1942 was a critical year for India. The historian Indivar Kamtekar has called it ‘the shiver of 1942’ – a premonition of catastrophe. Was India to be invaded by a highly successful Japanese army that had reached its eastern border? Would independence from nearly 200 years of British rule be achieved through the Quit India movement? Were the Allies losing the Second World War – and their empires? It was under the shadow of such portentous questions that Indian men signed up to the British Indian Army, just as they had done some twenty-five years previously at the onset of another global war. By the end of 1942, about 1.2 million men formed this army.

The IWM case study for the Provisional Semantics project focused on about 50 colonial photographs taken during British recruitment drives in northern and southern India in 1942. As a literary and cultural historian of conflict who uses both textual and visual material in her work, I found this narrowing of focus both fascinating and instructive. It helped me to slow my scholarship down, to examine the presence of Indian men framed by the colonial lens, and to observe minutiae – the expressions, gestures and movements of the body captured by the camera.
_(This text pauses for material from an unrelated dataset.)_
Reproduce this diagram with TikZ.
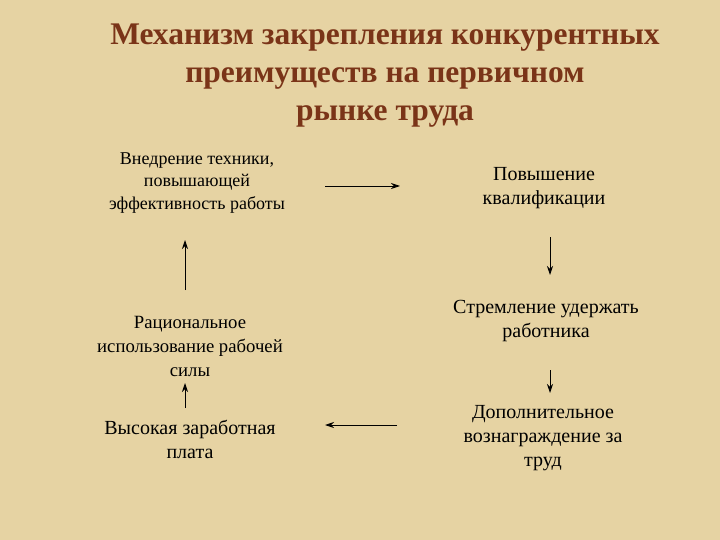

What had brought these Indian men to army recruitment offices for inspection, measurement and enlistment? Could visual culture tell us something that archival texts could not?

As the project progressed, I understood that the photographs revealed a story of youth in that fraught year, of need and necessity. Why else, after all, have impoverished men from across the world signed up to fight wars they didn’t start? India was no different: as a British colony, the vast majority of its population was poor. War became a job opportunity; performing physically under the gaze of colonial authorities served as the would-be recruits’ demonstration of ability, as the photographs highlight. These young men were made to strip naked, wearing only their loincloths, while the camera judiciously recorded how they were weighed, how synchronised and obedient they were to commands, and how ‘fit’ in medical and military terms they were considered to be. There was clearly a desirable form of martial masculinity meant to be on show here.
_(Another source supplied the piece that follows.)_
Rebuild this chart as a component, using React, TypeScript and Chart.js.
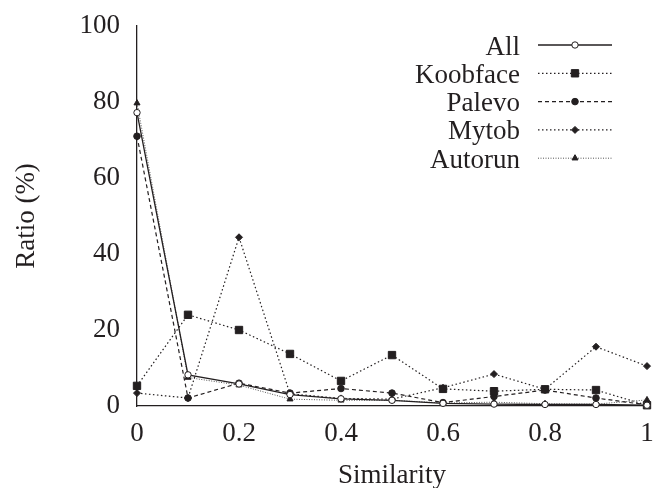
import React, { useEffect, useRef } from "react";
import { Chart, registerables } from "chart.js";

Chart.register(...registerables);

const similarity = [0, 0.1, 0.2, 0.3, 0.4, 0.5, 0.6, 0.7, 0.8, 0.9, 1.0];
const xTickLabels = ["0", "0.2", "0.4", "0.6", "0.8", "1"];
const seriesNames = ["All", "Koobface", "Palevo", "Mytob", "Autorun"];
const allValues = [77.2, 8.2, 5.8, 3.0, 1.9, 1.5, 0.7, 0.5, 0.4, 0.4, 0.2];
const koobfaceValues = [5.3, 24.0, 20.0, 13.7, 6.6, 13.4, 4.5, 3.9, 4.4, 4.2, 0.2];
const palevoValues = [71.0, 2.1, 6.0, 3.4, 4.6, 3.4, 0.9, 2.5, 4.2, 2.1, 0.3];
const mytobValues = [3.4, 2.1, 44.4, 3.2, 2.0, 1.8, 4.8, 8.4, 4.4, 15.6, 10.5];
const autorunValues = [79.7, 7.5, 5.5, 1.8, 1.5, 1.5, 0.8, 1.0, 0.6, 0.5, 1.6];

const INK = "#231f20";
const FONT = "'Liberation Serif', 'DejaVu Serif', serif";
const FS = 27;

type Style = {
  dash: number[];
  width: number;
  point: string;
  radius: number;
  fill: string;
  color: string;
};

const styles: Style[] = [
  { dash: [], width: 1.3, point: "circle", radius: 3.2, fill: "#ffffff", color: INK },
  { dash: [1.5, 2.5], width: 1.2, point: "rect", radius: 5.2, fill: INK, color: INK },
  { dash: [4, 3], width: 1.2, point: "circle", radius: 3.3, fill: INK, color: INK },
  { dash: [1.5, 2.5], width: 1.2, point: "rectRot", radius: 3.5, fill: INK, color: INK },
  { dash: [1, 1.5], width: 1, point: "triangle", radius: 3.5, fill: INK, color: "#555" },
];

function drawMarker(ctx: CanvasRenderingContext2D, s: Style, x: number, y: number) {
  ctx.save();
  ctx.setLineDash([]);
  ctx.fillStyle = s.fill;
  ctx.strokeStyle = INK;
  ctx.lineWidth = 1;
  ctx.beginPath();
  const r = s.radius;
  if (s.point === "circle") {
    ctx.arc(x, y, r, 0, Math.PI * 2);
  } else if (s.point === "rect") {
    const h = r * Math.SQRT1_2;
    ctx.rect(x - h, y - h, 2 * h, 2 * h);
  } else if (s.point === "rectRot") {
    ctx.moveTo(x, y - r);
    ctx.lineTo(x + r, y);
    ctx.lineTo(x, y + r);
    ctx.lineTo(x - r, y);
    ctx.closePath();
  } else if (s.point === "triangle") {
    const h = r * 1.5;
    ctx.moveTo(x, y - r);
    ctx.lineTo(x + h * 0.577, y + r * 0.5);
    ctx.lineTo(x - h * 0.577, y + r * 0.5);
    ctx.closePath();
  }
  ctx.fill();
  ctx.stroke();
  ctx.restore();
}

const legendPlugin = {
  id: "customLegend",
  afterDraw(chart: any) {
    const ctx = chart.ctx as CanvasRenderingContext2D;
    ctx.save();
    ctx.font = `${FS}px ${FONT}`;
    ctx.fillStyle = INK;
    ctx.textAlign = "right";
    ctx.textBaseline = "alphabetic";
    seriesNames.forEach((name, i) => {
      const s = styles[i];
      const cy = 45 + i * 28.3;
      ctx.fillText(name, 520, cy + 9.5);
      ctx.save();
      ctx.strokeStyle = s.color;
      ctx.lineWidth = s.width;
      ctx.setLineDash(s.dash);
      ctx.beginPath();
      ctx.moveTo(538, cy);
      ctx.lineTo(612, cy);
      ctx.stroke();
      ctx.restore();
      drawMarker(ctx, s, 575, cy);
    });
    ctx.restore();
  },
};

const seriesValues = [allValues, koobfaceValues, palevoValues, mytobValues, autorunValues];

export default function App() {
  const ref = useRef<HTMLCanvasElement>(null);
  useEffect(() => {
    document.body.style.margin = "0";
    const datasets = seriesNames.map((name, i) => {
      const s = styles[i];
      return {
        label: name,
        data: similarity.map((x, j) => ({ x, y: seriesValues[i][j] })),
        borderColor: s.color,
        borderWidth: s.width,
        borderDash: s.dash,
        pointStyle: s.point,
        pointRadius: s.radius,
        pointBackgroundColor: s.fill,
        pointBorderColor: INK,
        pointBorderWidth: 1,
        tension: 0,
        fill: false,
        clip: false as any,
      };
    });
    const chart = new Chart(ref.current!, {
      type: "line",
      data: { datasets: datasets as any },
      options: {
        animation: false,
        responsive: false,
        layout: { padding: { top: 26, right: 7, left: 0, bottom: 0 } },
        plugins: { legend: { display: false }, tooltip: { enabled: false } },
        scales: {
          x: {
            type: "linear",
            min: 0,
            max: 1,
            afterFit: (scale: any) => {
              scale.height = 82;
              scale.paddingLeft = 0;
              scale.paddingRight = 0;
            },
            afterBuildTicks: (scale: any) => {
              scale.ticks = xTickLabels.map((l) => ({ value: parseFloat(l), label: l }));
            },
            ticks: {
              font: { family: FONT, size: FS },
              color: INK,
              padding: 12,
              maxRotation: 0,
              autoSkip: false,
              callback: (v: any) => {
                const idx = xTickLabels.findIndex((l) => Math.abs(parseFloat(l) - v) < 1e-6);
                return idx >= 0 ? xTickLabels[idx] : "";
              },
            },
            grid: { display: true, drawOnChartArea: false, drawTicks: false },
            border: { display: true, color: INK, width: 1.3 },
            title: {
              display: true,
              text: "Similarity",
              font: { family: FONT, size: FS },
              color: INK,
              padding: { top: 0, bottom: -4 },
            },
          },
          y: {
            min: 0,
            max: 100,
            afterFit: (scale: any) => {
              scale.width = 137;
              scale.paddingTop = 0;
              scale.paddingBottom = 0;
            },
            ticks: {
              stepSize: 20,
              font: { family: FONT, size: FS },
              color: INK,
              padding: 17,
            },
            grid: { display: true, drawOnChartArea: false, drawTicks: false },
            border: { display: true, color: INK, width: 1.3 },
            title: {
              display: true,
              text: "Ratio (%)",
              font: { family: FONT, size: FS },
              color: INK,
              padding: { top: 11, bottom: 0 },
            },
          },
        },
      },
      plugins: [legendPlugin],
    });
    return () => chart.destroy();
  }, []);
  return (
    <div style={{ width: 654, height: 488 }}>
      <canvas ref={ref} width={654} height={488} />
    </div>
  );
}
I noticed that, during these tests, the men’s skin was made to bear evidence, with illegible marks scrawled by officers certifying to their passing or failing. Village boys had transformed into marked men under this imperious medical gaze. I came to realise that these 50 photographs, then, were not simply about military recruitment and serving an ‘indexical’ function, to use Christopher Pinney’s term. Instead, they highlighted a colonial process – how the imperial state chose to display its fantasies of domination and control over racialised Indian bodies.
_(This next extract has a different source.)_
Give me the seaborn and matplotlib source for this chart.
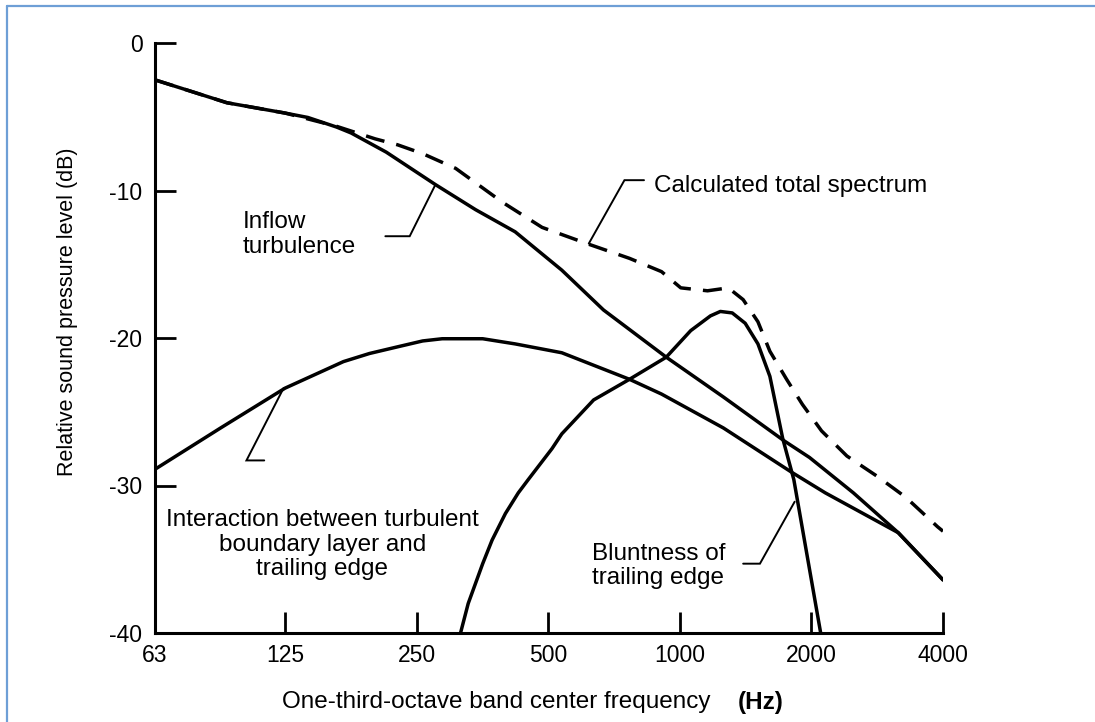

I was also curious as to how the men responded to the camera’s gaze. Their range of expressions is remarkable – some seem uncomfortable; others stand stiffer and more upright, as though already on military parade; yet others frown and look to the side, perhaps adhering to the cameraman’s compositional instructions; and one or two flash a disarming youthful smile. There is agency at play here: each of the men being observed is aware of the camera’s presence and decides to demonstrate particular emotions in return. Sometimes these can generate a deeply affective response in the viewer: a photograph that foregrounds two young men in front of a train also reveals other nameless faces who look back at us from within the train’s darkness. Are we complicit in the coloniser’s gaze? How little we know of who these men were and what became of them in a war that killed sixty million people! Where did that train lead? Was there a way back home?

I find that the Provisional Semantics project has strengthened my previous thinking on the power and potential of photographs to understand the histories of the marginalised and the excluded, despite their being mediated through the colonial lens. The textual archival material I have uncovered on India and the Second World War says tantalisingly little on the lives and narratives of the rank-and-file Indian sepoy – at best, it provides us with glimpses. It is the photographs that physically situate these men within the framework of a global war in intimate, embodied and subjective ways. As Elizabeth Edwards has argued, they become a site by which to articulate other histories outside the dominant, and that is what I seek to do in my research.

About the author

Dr Diya Gupta is currently Past & Present Fellow: Race, Ethnicity and Equality in History at the Royal Historical Society and the Institute of Historical Research. She is a literary and cultural historian interested in the intersections between life-writing, visual and material culture, and literature, particularly in response to war. Her first book, under contract with Hurst and Oxford University Press, is on an emotional history of India in the Second World War.